Memórias de um republicano
No dia 5 de Outubro (...) fui ao cemitério prestar homenagem a meu pai [António Alfredo Fernandes, n. 1870], falecido em 25 de Fevereiro de 1942, com 72 anos de idade, e a minha mãe [Perpétua Bárbara de Mértola Fernandes], falecida em 25 de Dezembro de 1958, de morte horrorosa (...).
Fui-lhe prestar homenagem neste dia 5 de Outubro, porque tendo sido um fervoroso idealista Republicano e liberal, foi para ele talvez o dia mais feliz da sua vida. Tinha sete anos e lembro-me bem desse dia.
Teve altos e baixos na sua vida, tendo nascido com alguns bens e uma vida boa antes de 1910. [...] casando muito novos, tiveram onze filhos, não tendo eu conhecido quatro, que faleceram. Ficaram sete, que criaram com muitos sacrifícios, porque trabalhando muito, tendo tido altos e baixos, para a vida os criaram.
Meu pai foi a princípio lavrador e proprietário de propriedades rústicas e urbanas. Foi comerciante, no que não foi feliz; isto antes do 5 de Outubro de 1910, quando já lutava pelos seus créditos políticos com sinceridade. Foi um grande lutador pela causa Republicana. Era inteligente e escrevia bem.
Foi colaborador de vários jornais Republicanos, como A Luta de Brito Camacho e O Mundo de França Borges, e nos jornais de província com ideais republicanos, como O Porvir, de Beja, de que era director Oliveira de Almeida, (que, quando eram recebidos em Aljustrel, se dizia «hoje há notícias de Aljustrel, e vendiam-se todos os jornais).
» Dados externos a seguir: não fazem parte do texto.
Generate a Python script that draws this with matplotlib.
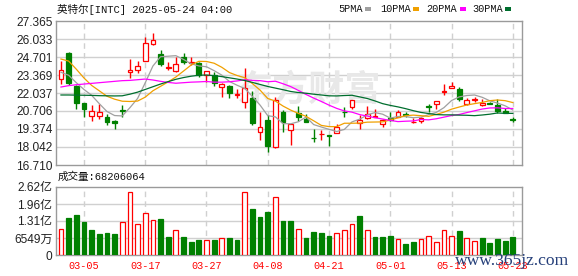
import matplotlib
matplotlib.use("Agg")
import matplotlib.pyplot as plt
from matplotlib.patches import Rectangle

# ---------------- data ----------------
dates = ["02-28", "03-03", "03-04", "03-05", "03-06", "03-07", "03-10", "03-11", "03-12", "03-13",
         "03-14", "03-17", "03-18", "03-19", "03-20", "03-21", "03-24", "03-25", "03-26", "03-27",
         "03-28", "03-31", "04-01", "04-02", "04-03", "04-04", "04-07", "04-08", "04-09", "04-10",
         "04-11", "04-14", "04-15", "04-16", "04-17", "04-21", "04-22", "04-23", "04-24", "04-25",
         "04-28", "04-29", "04-30", "05-01", "05-02", "05-05", "05-06", "05-07", "05-08", "05-09",
         "05-12", "05-13", "05-14", "05-15", "05-16", "05-19", "05-20", "05-21", "05-22", "05-23"]
tick_dates = ["03-05", "03-17", "03-27", "04-08", "04-21", "05-01", "05-13", "05-23"]

opens = [23.07, 24.97, 22.56, 21.27, 20.33, 20.33, 20.24, 19.94, 20.78, 23.57,
         23.74, 24.43, 25.64, 24.90, 23.86, 23.67, 24.68, 24.28, 24.23, 23.37,
         23.37, 22.46, 22.56, 21.89, 21.40, 21.64, 19.18, 20.02, 18.07, 20.66,
         19.27, 20.53, 20.11, 18.73, 18.98, 18.91, 19.06, 20.66, 21.03, 19.79,
         20.16, 20.29, 19.74, 20.16, 20.29, 20.48, 19.87, 19.97, 21.08, 21.23,
         22.11, 22.38, 22.33, 21.23, 21.55, 21.15, 21.30, 21.15, 20.71, 20.09]
highs = [24.43, 25.05, 22.60, 21.32, 21.15, 21.22, 20.46, 20.04, 21.15, 24.55,
         24.41, 26.18, 26.45, 25.22, 24.31, 24.70, 25.00, 24.70, 24.36, 23.64,
         23.62, 22.75, 22.63, 22.33, 23.91, 22.19, 20.61, 20.41, 21.74, 20.78,
         19.72, 21.08, 20.48, 19.37, 19.30, 18.93, 19.74, 21.00, 21.50, 20.41,
         21.10, 20.85, 20.09, 20.61, 20.78, 20.61, 20.16, 20.29, 21.22, 21.43,
         22.70, 22.88, 22.50, 21.64, 21.77, 21.57, 21.40, 21.57, 20.90, 20.29]
lows = [22.68, 22.63, 20.83, 20.24, 19.97, 20.14, 19.67, 19.35, 20.26, 23.17,
        23.52, 24.40, 25.60, 24.06, 23.74, 23.57, 24.16, 24.11, 23.25, 22.88,
        22.56, 21.77, 21.69, 21.69, 20.90, 19.67, 18.56, 17.65, 17.99, 19.18,
        18.19, 19.97, 19.87, 18.44, 18.56, 18.14, 19.06, 20.29, 20.85, 19.35,
        20.11, 20.24, 19.55, 19.97, 20.24, 20.29, 19.79, 19.79, 20.66, 20.83,
        21.89, 22.38, 21.45, 21.15, 21.40, 21.10, 21.20, 20.58, 20.53, 19.92]
closes = [23.74, 22.80, 21.32, 20.83, 20.68, 20.61, 19.92, 19.79, 20.71, 23.74,
          24.01, 25.71, 25.96, 24.16, 23.96, 24.21, 24.31, 24.36, 23.37, 23.64,
          22.75, 22.70, 22.01, 21.96, 22.43, 19.79, 19.50, 18.14, 21.50, 19.92,
          19.72, 20.29, 19.87, 18.68, 19.03, 18.86, 19.50, 20.63, 21.50, 20.02,
          20.46, 20.33, 20.02, 20.06, 20.61, 20.43, 19.92, 20.21, 21.03, 21.42,
          22.16, 22.58, 21.57, 21.52, 21.62, 21.32, 21.25, 20.73, 20.53, 20.06]

ma5 = [23.57, 23.35, 22.80, 22.30, 21.87, 21.25, 20.67, 20.37, 20.34, 20.95,
       21.63, 22.79, 24.03, 24.72, 24.76, 24.80, 24.52, 24.20, 24.04, 23.98,
       23.69, 23.36, 22.89, 22.61, 22.37, 21.78, 21.14, 20.36, 20.27, 19.77,
       19.76, 19.91, 20.26, 19.70, 19.52, 19.35, 19.19, 19.34, 19.90, 20.10,
       20.42, 20.59, 20.47, 20.18, 20.30, 20.29, 20.21, 20.25, 20.44, 20.60,
       20.95, 21.48, 21.75, 21.85, 21.89, 21.72, 21.46, 21.29, 21.09, 20.78]
ma10 = [24.55, 24.40, 23.80, 23.15, 22.60, 22.20, 21.80, 21.58, 21.43, 21.41,
        21.44, 21.73, 22.20, 22.53, 22.86, 23.22, 23.66, 24.11, 24.38, 24.37,
        24.24, 23.94, 23.55, 23.33, 23.17, 22.73, 22.25, 21.63, 21.44, 21.07,
        20.77, 20.53, 20.31, 19.98, 19.64, 19.55, 19.55, 19.80, 19.80, 19.81,
        19.88, 19.89, 19.90, 20.04, 20.20, 20.36, 20.40, 20.36, 20.31, 20.45,
        20.62, 20.84, 21.00, 21.15, 21.25, 21.34, 21.47, 21.52, 21.47, 21.33]
ma20 = [22.48, 22.58, 22.65, 22.70, 22.75, 22.80, 22.85, 22.90, 22.95, 22.97,
        23.02, 23.07, 23.00, 22.90, 22.82, 22.76, 22.80, 22.84, 22.86, 22.89,
        22.84, 22.84, 22.87, 22.93, 23.02, 22.97, 22.95, 22.87, 22.91, 22.72,
        22.51, 22.23, 21.93, 21.66, 21.41, 21.14, 20.90, 20.71, 20.62, 20.44,
        20.33, 20.21, 20.11, 20.01, 19.92, 19.95, 19.97, 20.08, 20.05, 20.13,
        20.25, 20.37, 20.45, 20.59, 20.72, 20.85, 20.93, 20.94, 20.89, 20.89]
ma30 = [21.89, 21.89, 21.88, 21.87, 21.86, 21.84, 21.83, 21.82, 21.83, 21.95,
        22.10, 22.30, 22.50, 22.70, 22.88, 23.05, 23.18, 23.28, 23.35, 23.37,
        23.32, 23.25, 23.16, 23.07, 22.96, 22.82, 22.67, 22.52, 22.40, 22.28,
        22.15, 22.07, 22.02, 21.95, 21.89, 21.83, 21.82, 21.85, 21.87, 21.75,
        21.63, 21.45, 21.25, 21.12, 21.01, 20.88, 20.73, 20.60, 20.52, 20.44,
        20.42, 20.42, 20.40, 20.39, 20.36, 20.41, 20.47, 20.56, 20.53, 20.53]

volumes = [102, 142, 153, 127, 96, 81, 84, 81, 129, 244,
           118, 160, 133, 138, 69, 95, 69, 50, 58, 56,
           58, 64, 65, 58, 244, 176, 146, 165, 225, 130,
           130, 102, 65, 88, 84, 73, 84, 95, 118, 150,
           95, 69, 69, 73, 60, 42, 50, 60, 72, 50,
           95, 75, 92, 64, 54, 65, 46, 61, 54, 68.206064]  # millions
vol_up = [1, 0, 0, 0, 0, 0, 0, 0, 1, 1,
          1, 1, 1, 0, 0, 1, 0, 0, 0, 1,
          0, 1, 0, 0, 1, 0, 0, 0, 1, 0,
          0, 1, 0, 0, 0, 0, 1, 1, 1, 0,
          1, 0, 0, 0, 1, 0, 0, 1, 1, 1,
          1, 1, 0, 1, 1, 0, 0, 0, 0, 0]

price_ticks = [16.710, 18.042, 19.374, 20.706, 22.037, 23.369, 24.701, 26.033, 27.365]
price_labels = ["16.710", "18.042", "19.374", "20.706", "22.037", "23.369", "24.701", "26.033", "27.365"]
vol_ticks = [0, 65.49, 130.98, 196.47, 261.96]
vol_labels = ["0", "6549万", "1.31亿", "1.96亿", "2.62亿"]
ma_names = ["5PMA", "10PMA", "20PMA", "30PMA"]

title = "英特尔[INTC] 2025-05-24 04:00"
vol_title = "成交量:68206064"

# ---------------- style ----------------
RED = "#ff0000"
GREEN = "#008000"
GRID = "#d0d0d0"
SPINE = "#9a9a9a"
MA_COLORS = ["#a0a0a0", "#f0a000", "#ff00ff", "#006e2e"]
W, H = 578, 276

fig = plt.figure(figsize=(W / 100, H / 100), dpi=100)
fig.patch.set_facecolor("white")

def fx(px):
    return px / W

def fy(py):
    return 1 - py / H

ax = fig.add_axes([fx(56), fy(165), fx(522) - fx(56), fy(21) - fy(165)])
axv = fig.add_axes([fx(56), fy(255), fx(522) - fx(56), fy(187) - fy(255)])

n = len(dates)
xs = list(range(n))
tick_idx = [dates.index(d) for d in tick_dates]
xlim = (-0.65, 60.2)

for a in (ax, axv):
    a.set_xlim(*xlim)
    for s in a.spines.values():
        s.set_color(SPINE)
        s.set_linewidth(1.0)
    a.tick_params(length=0)
    a.set_axisbelow(True)
    for t in tick_idx:
        a.axvline(t, color=GRID, lw=1.0, ls=(0, (4, 3)), zorder=0.5)

# price panel
ax.set_ylim(price_ticks[0], price_ticks[-1])
ax.set_yticks(price_ticks)
ax.set_yticklabels(price_labels, family="Liberation Sans", fontsize=8.6, color="#222222")
ax.tick_params(axis="y", pad=2.5)
ax.set_xticks([])
for p in price_ticks[1:-1]:
    ax.axhline(p, color=GRID, lw=1.0, zorder=0.5)

# watermark
ax.text(fx(309), fy(90), "东方财富", transform=fig.transFigure, ha="center", va="center",
        family="Noto Sans CJK SC", fontsize=26, fontweight="bold", color="#e8e8e8", zorder=0.6)

body_w = 0.62
for i in xs:
    o, h, l, c = opens[i], highs[i], lows[i], closes[i]
    up = c >= o
    col = RED if up else GREEN
    ax.vlines(i, l, h, color=col, lw=1.0, zorder=2)
    bot = min(o, c)
    hgt = max(abs(c - o), 0.02)
    ax.bar(i, hgt, bottom=bot, width=body_w, facecolor="white" if up else GREEN,
           edgecolor=col, linewidth=0.9, zorder=3)

for series, col in zip([ma5, ma10, ma20, ma30], MA_COLORS):
    ax.plot(xs, series, color=col, lw=0.9, zorder=4)

# volume panel
axv.set_ylim(vol_ticks[0], vol_ticks[-1])
axv.set_yticks(vol_ticks)
axv.set_yticklabels(vol_labels, family=["Liberation Sans", "Noto Sans CJK SC"], fontsize=8.6,
                    color="#222222")
axv.tick_params(axis="y", pad=2.5)
for v in vol_ticks[1:-1]:
    axv.axhline(v, color=GRID, lw=1.0, zorder=0.5)
for i in xs:
    up = vol_up[i] == 1
    axv.bar(i, volumes[i], width=body_w, facecolor="white" if up else GREEN,
            edgecolor=RED if up else GREEN, linewidth=0.9, zorder=3)
axv.set_xticks(tick_idx)
axv.set_xticklabels(tick_dates, family="Liberation Mono", fontsize=7.3, color=RED)
axv.tick_params(axis="x", pad=4)

# texts
mixed = ["Liberation Mono", "Noto Sans CJK SC"]
fig.text(fx(57), fy(9.5), title, family=mixed, fontsize=7.6, ha="left", va="center", color="#111111")
fig.text(fx(58), fy(177), vol_title, family=mixed, fontsize=7.6, ha="left", va="center", color="#111111")

leg_x = [338, 380, 426, 472]
sq_x = [365, 413, 460, 505]
for name, col, tx, sx in zip(ma_names, MA_COLORS, leg_x, sq_x):
    fig.text(fx(tx), fy(9.5), name, family="Liberation Mono", fontsize=7.4, ha="left", va="center",
             color="#111111")
    fig.patches.append(Rectangle((fx(sx), fy(11)), fx(6), 4 / H, transform=fig.transFigure,
                                 facecolor=col, edgecolor="none"))

fig.text(fx(455), fy(261), "www.365jz.com", family="Liberation Serif", fontsize=12.6,
         ha="left", va="center", color="#26407a", zorder=10)

fig.savefig("out.png", dpi=100, facecolor="white")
Foi sempre combativo, na defesa dos seus ideais, e sincero. (...) Nada pediu para seu interesse quando se implantou a República. Era, nessa data, professor da Escola do Centro Republicano de Aljustrel, de que foi fundador no tempo da monarquia.
Quando da implantação da República, foi amnistiado de cinco processos de querela, por ser combativo. O meu pai, em 1908, estava entre os cinquenta republicanos destinados a ser deportados para Timor.
Em 1913, desterrou-se ele próprio, levando a família para uns foros na Água Derramada, concelho de Grândola, onde desbravou charnecas e matos, e onde todos estivemos doentes com sezões e à beira da morte. Lembro-me bem da angústia de meu pai e da minha querida mãe.
Tendo passado dois anos sobre a implantação da República, por discordâncias políticas, não concordando com determinados políticos, exilou-se para umas charnecas (...) onde, com a família, passou o pior tempo da sua vida.
Recordações recolhidas em anotações escritas por Egídio Alfredo Fernandes (Aljustrel, 1903 - Ferreira do Alentejo, 1993) no dia 5 de Outubro de vários anos da década de 1980.